[Code that draws figures]
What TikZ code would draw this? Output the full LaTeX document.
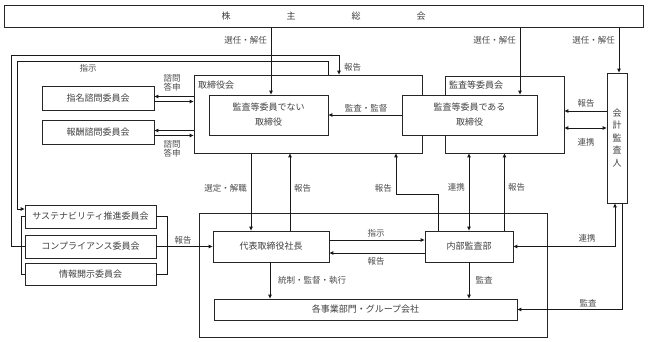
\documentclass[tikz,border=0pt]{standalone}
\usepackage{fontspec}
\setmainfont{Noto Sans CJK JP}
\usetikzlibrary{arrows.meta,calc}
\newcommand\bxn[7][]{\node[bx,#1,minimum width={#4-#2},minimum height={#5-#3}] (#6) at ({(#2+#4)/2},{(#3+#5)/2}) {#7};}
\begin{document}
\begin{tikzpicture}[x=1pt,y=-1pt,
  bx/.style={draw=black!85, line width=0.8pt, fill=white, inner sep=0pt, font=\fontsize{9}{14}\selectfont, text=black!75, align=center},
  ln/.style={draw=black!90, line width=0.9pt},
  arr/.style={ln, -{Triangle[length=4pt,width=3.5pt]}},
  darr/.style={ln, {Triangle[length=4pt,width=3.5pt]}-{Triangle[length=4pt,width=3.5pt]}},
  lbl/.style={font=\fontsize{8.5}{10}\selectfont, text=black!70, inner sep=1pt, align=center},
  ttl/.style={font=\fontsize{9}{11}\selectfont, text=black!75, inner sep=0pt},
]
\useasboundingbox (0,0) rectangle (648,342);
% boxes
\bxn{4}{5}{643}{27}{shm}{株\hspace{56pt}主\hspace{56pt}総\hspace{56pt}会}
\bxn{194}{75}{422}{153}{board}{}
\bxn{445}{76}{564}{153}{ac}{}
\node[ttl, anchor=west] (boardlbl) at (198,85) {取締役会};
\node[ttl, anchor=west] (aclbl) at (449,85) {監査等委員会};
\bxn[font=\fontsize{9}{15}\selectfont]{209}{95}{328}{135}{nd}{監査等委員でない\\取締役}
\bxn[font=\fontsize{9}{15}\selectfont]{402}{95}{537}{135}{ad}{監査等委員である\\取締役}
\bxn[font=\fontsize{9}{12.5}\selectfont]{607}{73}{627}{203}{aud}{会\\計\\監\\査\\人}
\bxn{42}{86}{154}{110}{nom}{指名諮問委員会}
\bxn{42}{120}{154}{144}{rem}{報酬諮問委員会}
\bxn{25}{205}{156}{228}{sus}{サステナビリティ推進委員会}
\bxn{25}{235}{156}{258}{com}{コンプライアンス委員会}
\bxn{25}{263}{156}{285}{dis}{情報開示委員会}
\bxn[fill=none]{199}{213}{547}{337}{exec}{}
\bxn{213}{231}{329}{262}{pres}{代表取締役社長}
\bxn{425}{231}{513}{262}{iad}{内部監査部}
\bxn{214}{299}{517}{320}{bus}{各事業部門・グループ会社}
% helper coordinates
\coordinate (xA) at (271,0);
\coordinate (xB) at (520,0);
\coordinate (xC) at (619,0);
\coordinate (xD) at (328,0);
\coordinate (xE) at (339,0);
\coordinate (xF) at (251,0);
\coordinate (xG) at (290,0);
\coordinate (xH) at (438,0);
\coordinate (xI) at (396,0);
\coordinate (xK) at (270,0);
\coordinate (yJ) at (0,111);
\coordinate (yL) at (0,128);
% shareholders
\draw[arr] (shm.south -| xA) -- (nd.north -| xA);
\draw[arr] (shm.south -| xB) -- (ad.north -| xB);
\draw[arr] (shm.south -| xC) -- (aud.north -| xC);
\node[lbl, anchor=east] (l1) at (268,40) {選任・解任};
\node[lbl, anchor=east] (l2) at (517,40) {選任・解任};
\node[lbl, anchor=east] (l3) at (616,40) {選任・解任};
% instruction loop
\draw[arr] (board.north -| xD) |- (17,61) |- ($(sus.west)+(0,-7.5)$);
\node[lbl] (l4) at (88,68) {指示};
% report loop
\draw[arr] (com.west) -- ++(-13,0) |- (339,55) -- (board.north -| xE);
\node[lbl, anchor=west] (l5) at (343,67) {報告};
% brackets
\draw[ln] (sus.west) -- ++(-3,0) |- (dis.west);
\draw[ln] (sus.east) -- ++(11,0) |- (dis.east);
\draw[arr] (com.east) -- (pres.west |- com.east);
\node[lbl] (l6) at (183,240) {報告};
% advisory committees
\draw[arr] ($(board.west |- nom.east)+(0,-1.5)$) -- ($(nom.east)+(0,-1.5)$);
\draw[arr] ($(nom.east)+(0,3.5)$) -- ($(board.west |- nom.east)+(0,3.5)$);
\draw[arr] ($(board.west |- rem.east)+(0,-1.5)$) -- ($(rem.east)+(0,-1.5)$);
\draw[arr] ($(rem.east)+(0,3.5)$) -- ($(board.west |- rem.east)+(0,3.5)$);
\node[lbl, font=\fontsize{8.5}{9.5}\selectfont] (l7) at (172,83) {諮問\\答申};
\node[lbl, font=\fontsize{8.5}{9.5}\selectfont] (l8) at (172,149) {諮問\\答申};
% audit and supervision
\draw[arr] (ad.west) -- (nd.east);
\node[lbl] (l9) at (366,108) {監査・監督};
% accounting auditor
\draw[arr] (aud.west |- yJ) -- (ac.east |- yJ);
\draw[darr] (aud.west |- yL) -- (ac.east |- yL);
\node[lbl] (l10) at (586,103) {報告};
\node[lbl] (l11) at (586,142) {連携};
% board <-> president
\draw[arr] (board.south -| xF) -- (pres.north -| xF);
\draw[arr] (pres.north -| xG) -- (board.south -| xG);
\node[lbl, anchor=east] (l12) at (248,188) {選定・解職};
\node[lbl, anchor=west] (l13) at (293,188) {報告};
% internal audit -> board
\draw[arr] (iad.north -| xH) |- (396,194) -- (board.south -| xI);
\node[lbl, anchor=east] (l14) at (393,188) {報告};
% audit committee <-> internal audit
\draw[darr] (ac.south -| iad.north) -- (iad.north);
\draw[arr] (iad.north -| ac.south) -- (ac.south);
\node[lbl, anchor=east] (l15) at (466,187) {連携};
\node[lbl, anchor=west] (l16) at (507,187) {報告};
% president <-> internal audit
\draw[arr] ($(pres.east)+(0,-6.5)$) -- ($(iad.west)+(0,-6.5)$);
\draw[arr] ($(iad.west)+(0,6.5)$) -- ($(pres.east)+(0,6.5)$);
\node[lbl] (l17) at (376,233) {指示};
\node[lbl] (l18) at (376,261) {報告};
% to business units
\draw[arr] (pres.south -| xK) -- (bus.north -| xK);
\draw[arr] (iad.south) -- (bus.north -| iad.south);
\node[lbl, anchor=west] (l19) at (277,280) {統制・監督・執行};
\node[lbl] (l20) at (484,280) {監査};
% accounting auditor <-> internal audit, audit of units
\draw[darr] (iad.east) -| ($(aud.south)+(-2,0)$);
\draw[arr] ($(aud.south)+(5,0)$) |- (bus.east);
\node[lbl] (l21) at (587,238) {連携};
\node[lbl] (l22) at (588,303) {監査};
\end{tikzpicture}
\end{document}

--

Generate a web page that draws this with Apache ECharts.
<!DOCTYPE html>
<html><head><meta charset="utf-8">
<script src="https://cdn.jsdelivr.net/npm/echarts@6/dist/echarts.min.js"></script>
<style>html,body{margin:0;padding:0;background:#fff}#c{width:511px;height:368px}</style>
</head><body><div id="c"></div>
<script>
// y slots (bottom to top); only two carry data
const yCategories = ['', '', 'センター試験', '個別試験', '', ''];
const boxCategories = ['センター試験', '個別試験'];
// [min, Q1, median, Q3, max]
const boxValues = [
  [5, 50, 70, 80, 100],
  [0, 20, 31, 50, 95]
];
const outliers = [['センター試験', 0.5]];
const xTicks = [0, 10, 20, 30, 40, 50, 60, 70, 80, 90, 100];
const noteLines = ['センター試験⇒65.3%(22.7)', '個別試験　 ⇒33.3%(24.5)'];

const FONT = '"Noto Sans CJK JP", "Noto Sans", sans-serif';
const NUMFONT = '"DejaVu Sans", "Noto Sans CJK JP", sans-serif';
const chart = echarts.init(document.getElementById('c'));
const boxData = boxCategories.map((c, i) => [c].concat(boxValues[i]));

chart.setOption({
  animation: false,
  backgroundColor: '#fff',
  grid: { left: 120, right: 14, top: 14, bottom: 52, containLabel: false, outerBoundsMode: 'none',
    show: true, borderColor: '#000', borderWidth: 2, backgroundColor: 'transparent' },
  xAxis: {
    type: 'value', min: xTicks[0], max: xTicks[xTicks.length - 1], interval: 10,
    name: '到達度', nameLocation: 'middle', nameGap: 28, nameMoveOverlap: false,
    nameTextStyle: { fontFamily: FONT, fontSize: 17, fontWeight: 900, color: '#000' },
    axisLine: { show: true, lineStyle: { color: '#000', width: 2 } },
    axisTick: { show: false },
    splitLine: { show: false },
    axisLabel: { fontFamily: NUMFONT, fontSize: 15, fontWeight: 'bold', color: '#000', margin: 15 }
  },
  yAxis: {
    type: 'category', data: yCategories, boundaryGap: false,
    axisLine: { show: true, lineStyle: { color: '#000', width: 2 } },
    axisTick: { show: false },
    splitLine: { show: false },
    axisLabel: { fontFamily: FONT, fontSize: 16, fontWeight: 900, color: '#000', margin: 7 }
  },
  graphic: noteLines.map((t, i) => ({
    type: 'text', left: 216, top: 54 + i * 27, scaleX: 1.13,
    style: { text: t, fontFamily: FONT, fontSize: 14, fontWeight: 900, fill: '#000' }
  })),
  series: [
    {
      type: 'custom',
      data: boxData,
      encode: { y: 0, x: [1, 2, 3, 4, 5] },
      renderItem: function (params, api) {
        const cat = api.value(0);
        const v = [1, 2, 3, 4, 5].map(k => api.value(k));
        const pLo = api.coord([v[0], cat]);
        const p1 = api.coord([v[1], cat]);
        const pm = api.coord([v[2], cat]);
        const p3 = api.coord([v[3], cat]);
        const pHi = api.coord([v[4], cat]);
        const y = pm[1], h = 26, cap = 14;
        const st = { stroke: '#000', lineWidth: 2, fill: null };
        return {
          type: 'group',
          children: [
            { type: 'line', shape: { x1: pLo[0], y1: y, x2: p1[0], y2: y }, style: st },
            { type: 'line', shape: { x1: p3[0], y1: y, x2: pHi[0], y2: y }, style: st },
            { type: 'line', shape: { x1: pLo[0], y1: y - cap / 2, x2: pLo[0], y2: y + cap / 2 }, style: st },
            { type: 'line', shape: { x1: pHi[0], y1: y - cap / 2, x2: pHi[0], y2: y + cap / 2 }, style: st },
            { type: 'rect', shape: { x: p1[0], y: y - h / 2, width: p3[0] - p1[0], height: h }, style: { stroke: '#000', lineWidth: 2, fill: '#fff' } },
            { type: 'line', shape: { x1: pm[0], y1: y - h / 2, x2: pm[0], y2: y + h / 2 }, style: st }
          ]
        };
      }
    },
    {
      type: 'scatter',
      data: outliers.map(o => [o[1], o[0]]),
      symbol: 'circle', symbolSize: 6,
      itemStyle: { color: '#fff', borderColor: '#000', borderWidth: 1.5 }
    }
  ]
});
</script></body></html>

---

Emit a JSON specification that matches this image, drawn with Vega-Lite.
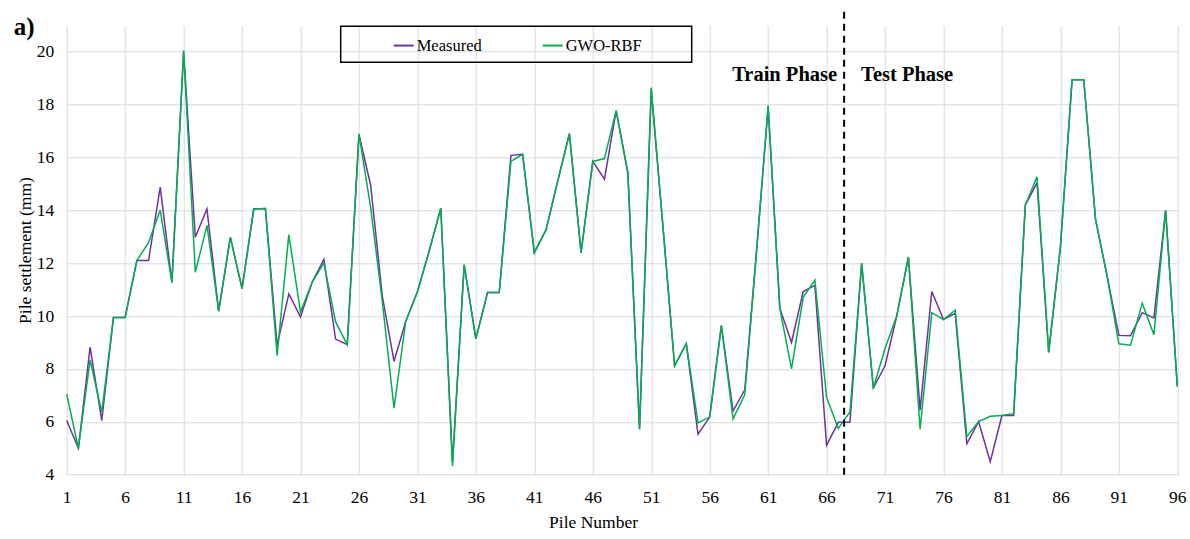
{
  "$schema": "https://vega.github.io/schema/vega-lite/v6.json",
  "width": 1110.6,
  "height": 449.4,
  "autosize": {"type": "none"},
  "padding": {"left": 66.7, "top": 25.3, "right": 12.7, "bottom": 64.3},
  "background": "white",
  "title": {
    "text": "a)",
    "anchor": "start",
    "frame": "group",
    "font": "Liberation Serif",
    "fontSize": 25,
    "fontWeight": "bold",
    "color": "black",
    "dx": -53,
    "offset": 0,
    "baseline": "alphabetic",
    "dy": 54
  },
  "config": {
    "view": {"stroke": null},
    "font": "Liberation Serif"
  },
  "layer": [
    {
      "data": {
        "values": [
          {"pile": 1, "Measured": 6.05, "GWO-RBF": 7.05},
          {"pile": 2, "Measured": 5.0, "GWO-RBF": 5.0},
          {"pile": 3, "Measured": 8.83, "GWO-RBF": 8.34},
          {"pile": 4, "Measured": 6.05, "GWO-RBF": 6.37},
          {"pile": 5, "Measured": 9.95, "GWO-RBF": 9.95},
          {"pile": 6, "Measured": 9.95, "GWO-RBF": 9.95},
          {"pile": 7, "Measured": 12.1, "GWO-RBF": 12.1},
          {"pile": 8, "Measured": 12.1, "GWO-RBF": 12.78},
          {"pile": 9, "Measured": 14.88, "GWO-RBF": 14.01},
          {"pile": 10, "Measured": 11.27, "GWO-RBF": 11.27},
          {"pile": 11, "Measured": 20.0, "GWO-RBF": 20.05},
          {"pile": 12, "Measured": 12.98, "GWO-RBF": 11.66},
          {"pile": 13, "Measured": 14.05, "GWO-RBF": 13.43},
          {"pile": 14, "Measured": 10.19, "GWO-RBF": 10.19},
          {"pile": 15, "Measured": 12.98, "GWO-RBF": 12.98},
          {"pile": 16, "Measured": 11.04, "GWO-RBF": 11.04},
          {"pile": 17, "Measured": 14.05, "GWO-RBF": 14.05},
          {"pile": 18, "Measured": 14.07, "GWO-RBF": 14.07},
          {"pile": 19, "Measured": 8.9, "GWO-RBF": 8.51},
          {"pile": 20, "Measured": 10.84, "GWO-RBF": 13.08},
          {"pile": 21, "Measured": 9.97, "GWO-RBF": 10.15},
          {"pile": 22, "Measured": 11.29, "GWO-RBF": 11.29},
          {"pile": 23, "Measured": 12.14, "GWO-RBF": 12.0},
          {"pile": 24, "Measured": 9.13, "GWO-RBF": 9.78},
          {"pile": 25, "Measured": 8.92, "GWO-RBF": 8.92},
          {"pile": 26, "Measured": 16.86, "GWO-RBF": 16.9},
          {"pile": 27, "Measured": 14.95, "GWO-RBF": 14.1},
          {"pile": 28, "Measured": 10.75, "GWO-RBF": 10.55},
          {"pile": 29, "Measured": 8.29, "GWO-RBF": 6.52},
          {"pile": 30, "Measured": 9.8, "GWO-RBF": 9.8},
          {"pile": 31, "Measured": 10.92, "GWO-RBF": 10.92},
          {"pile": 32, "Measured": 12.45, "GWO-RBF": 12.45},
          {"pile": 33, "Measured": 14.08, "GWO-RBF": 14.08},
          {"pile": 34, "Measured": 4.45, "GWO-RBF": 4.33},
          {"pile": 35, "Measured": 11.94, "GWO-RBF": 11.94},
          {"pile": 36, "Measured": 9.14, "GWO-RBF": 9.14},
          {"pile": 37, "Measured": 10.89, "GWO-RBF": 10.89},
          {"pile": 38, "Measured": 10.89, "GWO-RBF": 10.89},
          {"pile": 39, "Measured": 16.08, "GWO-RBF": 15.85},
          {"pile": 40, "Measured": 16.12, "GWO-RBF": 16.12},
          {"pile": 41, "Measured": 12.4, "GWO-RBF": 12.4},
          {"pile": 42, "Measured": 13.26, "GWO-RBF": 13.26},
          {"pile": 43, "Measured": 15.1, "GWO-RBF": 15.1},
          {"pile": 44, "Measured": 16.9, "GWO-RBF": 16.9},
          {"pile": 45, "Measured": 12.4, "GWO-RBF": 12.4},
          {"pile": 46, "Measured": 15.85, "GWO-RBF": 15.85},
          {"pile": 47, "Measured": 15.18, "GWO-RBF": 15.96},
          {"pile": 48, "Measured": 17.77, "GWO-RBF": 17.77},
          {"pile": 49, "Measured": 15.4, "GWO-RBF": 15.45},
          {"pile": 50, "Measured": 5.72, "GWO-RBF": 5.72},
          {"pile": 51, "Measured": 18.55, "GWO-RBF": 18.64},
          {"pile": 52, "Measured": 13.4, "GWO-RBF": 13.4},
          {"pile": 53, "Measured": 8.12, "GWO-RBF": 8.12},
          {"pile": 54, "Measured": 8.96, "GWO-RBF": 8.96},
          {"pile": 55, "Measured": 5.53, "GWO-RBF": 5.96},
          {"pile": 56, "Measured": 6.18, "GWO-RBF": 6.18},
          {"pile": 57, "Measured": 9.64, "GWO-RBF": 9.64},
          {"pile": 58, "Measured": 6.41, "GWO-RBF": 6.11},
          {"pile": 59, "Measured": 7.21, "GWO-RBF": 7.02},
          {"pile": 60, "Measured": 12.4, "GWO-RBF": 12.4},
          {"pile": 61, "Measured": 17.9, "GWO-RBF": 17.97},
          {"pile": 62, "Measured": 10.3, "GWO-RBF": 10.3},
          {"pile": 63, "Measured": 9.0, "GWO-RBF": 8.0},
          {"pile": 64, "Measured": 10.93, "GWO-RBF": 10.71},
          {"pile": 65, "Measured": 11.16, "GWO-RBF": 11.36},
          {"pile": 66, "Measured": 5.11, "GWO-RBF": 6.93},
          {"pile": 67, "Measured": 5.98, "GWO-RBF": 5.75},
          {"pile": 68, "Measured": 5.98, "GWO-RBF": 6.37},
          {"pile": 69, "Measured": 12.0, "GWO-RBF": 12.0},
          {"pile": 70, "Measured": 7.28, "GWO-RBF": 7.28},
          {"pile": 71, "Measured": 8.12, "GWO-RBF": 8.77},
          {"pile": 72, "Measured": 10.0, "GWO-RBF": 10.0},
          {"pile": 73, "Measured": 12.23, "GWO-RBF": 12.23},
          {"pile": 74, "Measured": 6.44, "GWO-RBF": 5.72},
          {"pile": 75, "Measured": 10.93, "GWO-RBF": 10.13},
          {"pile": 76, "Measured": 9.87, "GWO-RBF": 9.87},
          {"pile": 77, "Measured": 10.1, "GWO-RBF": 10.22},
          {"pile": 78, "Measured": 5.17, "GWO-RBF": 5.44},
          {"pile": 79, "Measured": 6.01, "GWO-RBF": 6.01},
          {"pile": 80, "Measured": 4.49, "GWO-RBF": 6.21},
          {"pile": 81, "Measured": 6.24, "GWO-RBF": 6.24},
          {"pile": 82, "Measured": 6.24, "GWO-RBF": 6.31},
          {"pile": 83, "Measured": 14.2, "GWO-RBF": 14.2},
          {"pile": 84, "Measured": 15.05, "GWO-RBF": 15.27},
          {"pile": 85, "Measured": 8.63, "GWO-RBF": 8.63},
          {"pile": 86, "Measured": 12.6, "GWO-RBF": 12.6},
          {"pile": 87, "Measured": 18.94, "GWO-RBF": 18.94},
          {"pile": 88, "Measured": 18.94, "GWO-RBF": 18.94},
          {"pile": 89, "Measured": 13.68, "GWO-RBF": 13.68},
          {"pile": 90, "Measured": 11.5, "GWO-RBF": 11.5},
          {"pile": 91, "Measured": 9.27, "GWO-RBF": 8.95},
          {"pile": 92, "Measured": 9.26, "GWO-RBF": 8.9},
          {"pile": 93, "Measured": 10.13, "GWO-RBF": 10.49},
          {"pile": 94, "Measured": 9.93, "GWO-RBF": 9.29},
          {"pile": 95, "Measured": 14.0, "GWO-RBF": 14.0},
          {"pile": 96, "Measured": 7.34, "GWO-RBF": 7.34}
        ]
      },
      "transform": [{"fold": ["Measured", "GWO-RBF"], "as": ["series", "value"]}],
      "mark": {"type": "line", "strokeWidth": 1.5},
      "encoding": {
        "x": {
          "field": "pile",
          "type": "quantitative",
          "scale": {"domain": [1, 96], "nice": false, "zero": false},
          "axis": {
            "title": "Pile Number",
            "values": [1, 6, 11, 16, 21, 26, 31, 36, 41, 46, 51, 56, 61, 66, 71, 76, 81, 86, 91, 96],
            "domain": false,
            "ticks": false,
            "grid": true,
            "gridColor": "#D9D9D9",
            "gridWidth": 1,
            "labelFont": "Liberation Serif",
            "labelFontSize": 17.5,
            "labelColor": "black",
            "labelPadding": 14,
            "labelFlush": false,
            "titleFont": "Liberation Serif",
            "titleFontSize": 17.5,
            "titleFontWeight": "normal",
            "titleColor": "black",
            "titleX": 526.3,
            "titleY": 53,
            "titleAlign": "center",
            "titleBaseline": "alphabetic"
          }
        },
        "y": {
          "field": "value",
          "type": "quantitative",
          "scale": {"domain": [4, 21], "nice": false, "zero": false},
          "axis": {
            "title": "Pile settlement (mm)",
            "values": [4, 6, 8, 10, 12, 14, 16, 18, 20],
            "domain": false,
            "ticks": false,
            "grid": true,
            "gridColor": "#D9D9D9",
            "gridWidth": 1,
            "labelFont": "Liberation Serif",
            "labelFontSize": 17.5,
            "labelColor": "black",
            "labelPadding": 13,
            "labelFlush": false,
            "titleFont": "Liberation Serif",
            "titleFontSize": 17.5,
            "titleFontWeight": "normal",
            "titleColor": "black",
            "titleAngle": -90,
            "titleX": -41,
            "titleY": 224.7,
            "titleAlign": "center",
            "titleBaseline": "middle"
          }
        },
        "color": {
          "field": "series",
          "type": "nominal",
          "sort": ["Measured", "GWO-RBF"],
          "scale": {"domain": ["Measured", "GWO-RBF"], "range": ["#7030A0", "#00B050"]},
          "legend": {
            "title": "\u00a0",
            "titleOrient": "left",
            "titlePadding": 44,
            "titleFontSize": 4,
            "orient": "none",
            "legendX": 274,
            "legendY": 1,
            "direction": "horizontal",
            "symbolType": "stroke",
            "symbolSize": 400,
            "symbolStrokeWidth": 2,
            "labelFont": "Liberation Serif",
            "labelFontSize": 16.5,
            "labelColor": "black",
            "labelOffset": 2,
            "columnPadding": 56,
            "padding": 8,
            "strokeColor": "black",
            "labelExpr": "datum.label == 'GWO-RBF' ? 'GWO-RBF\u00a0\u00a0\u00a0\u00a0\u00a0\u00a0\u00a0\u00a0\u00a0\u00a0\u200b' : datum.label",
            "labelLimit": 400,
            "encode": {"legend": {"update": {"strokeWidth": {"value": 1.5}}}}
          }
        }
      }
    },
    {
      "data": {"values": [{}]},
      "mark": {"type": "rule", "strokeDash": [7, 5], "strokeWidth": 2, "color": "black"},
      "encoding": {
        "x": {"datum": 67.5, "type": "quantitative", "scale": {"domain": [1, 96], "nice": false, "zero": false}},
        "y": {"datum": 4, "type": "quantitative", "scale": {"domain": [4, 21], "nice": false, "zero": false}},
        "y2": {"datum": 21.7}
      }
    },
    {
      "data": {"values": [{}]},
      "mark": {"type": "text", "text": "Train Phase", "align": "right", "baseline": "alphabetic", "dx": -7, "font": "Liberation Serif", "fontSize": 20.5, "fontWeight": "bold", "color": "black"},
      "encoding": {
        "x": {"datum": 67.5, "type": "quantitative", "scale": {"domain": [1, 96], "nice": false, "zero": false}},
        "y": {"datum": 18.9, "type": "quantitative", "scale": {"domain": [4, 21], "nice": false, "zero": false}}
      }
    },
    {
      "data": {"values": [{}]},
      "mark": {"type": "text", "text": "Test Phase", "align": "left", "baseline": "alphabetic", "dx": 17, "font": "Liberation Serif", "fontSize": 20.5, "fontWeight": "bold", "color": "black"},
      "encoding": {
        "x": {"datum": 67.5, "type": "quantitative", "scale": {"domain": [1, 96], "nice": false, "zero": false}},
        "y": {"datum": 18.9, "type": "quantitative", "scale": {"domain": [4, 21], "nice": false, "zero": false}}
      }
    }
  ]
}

▶ **Task to carry out**
Give a single number: the count of lines above that include the word "this".

▶ **Task output**
3